» **STATED GOAL**
Note each line where "matplotlib" appears, and copy it.
++++++++++
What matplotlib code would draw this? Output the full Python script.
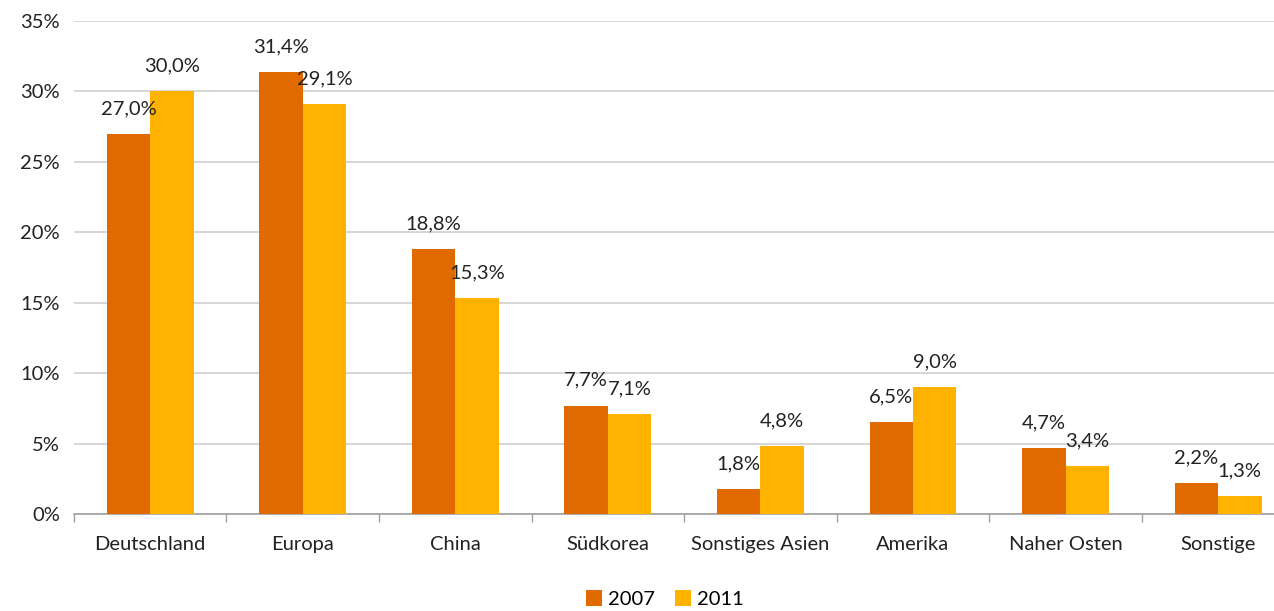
import matplotlib.pyplot as plt
import numpy as np

plt.rcParams['font.family'] = ['Lato', 'DejaVu Sans']

regions = ['Deutschland', 'Europa', 'China', 'Südkorea', 'Sonstiges Asien',
           'Amerika', 'Naher Osten', 'Sonstige']
share_2007 = [27.0, 31.4, 18.8, 7.7, 1.8, 6.5, 4.7, 2.2]
share_2011 = [30.0, 29.1, 15.3, 7.1, 4.8, 9.0, 3.4, 1.3]
y_ticks = [0, 5, 10, 15, 20, 25, 30, 35]

c2007 = '#E06A00'
c2011 = '#FFB300'
txt = '#222222'
fs = 14.5

fig = plt.figure(figsize=(12.74, 6.11), dpi=100)
ax = fig.add_axes([0.058, 0.1588, 0.958, 0.8068])

x = np.arange(len(regions))
w = 0.285
b1 = ax.bar(x - w / 2, share_2007, w, color=c2007, label='2007', zorder=3)
b2 = ax.bar(x + w / 2, share_2011, w, color=c2011, label='2011', zorder=3)

for bars, vals in ((b1, share_2007), (b2, share_2011)):
    for rect, v in zip(bars, vals):
        ax.annotate(f'{v:.1f}%'.replace('.', ','),
                    (rect.get_x() + rect.get_width() / 2, v),
                    xytext=(0, 12), textcoords='offset points',
                    ha='center', va='bottom', fontsize=fs, color=txt)

ax.set_xlim(-0.5, len(regions) - 0.5)
ax.set_ylim(0, 35)
ax.set_yticks(y_ticks)
ax.set_yticklabels([f'{t}%' for t in y_ticks], fontsize=fs, color=txt)
ax.yaxis.grid(True, color='#D0D0D0', linewidth=1.2, zorder=0)
ax.tick_params(axis='y', length=0, pad=10)

ax.set_xticks(x)
ax.set_xticklabels(regions, fontsize=fs, color=txt)
ax.tick_params(axis='x', length=0, pad=16)
ax.set_xticks(np.arange(len(regions) + 1) - 0.5, minor=True)
ax.tick_params(axis='x', which='minor', length=6, color='#A0A0A0', width=1)

for s in ('top', 'right', 'left'):
    ax.spines[s].set_visible(False)
ax.spines['bottom'].set_color('#A0A0A0')
ax.spines['bottom'].set_linewidth(1.2)

fig.legend(loc='lower center', bbox_to_anchor=(0.522, -0.025), ncol=2,
           frameon=False, fontsize=fs, handlelength=0.8, handleheight=0.8,
           columnspacing=1.0, handletextpad=0.3)

fig.savefig('out.png', dpi=100)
++++++++++
» **ANSWER TO THE EXERCISE**
What matplotlib code would draw this? Output the full Python script.
import matplotlib.pyplot as plt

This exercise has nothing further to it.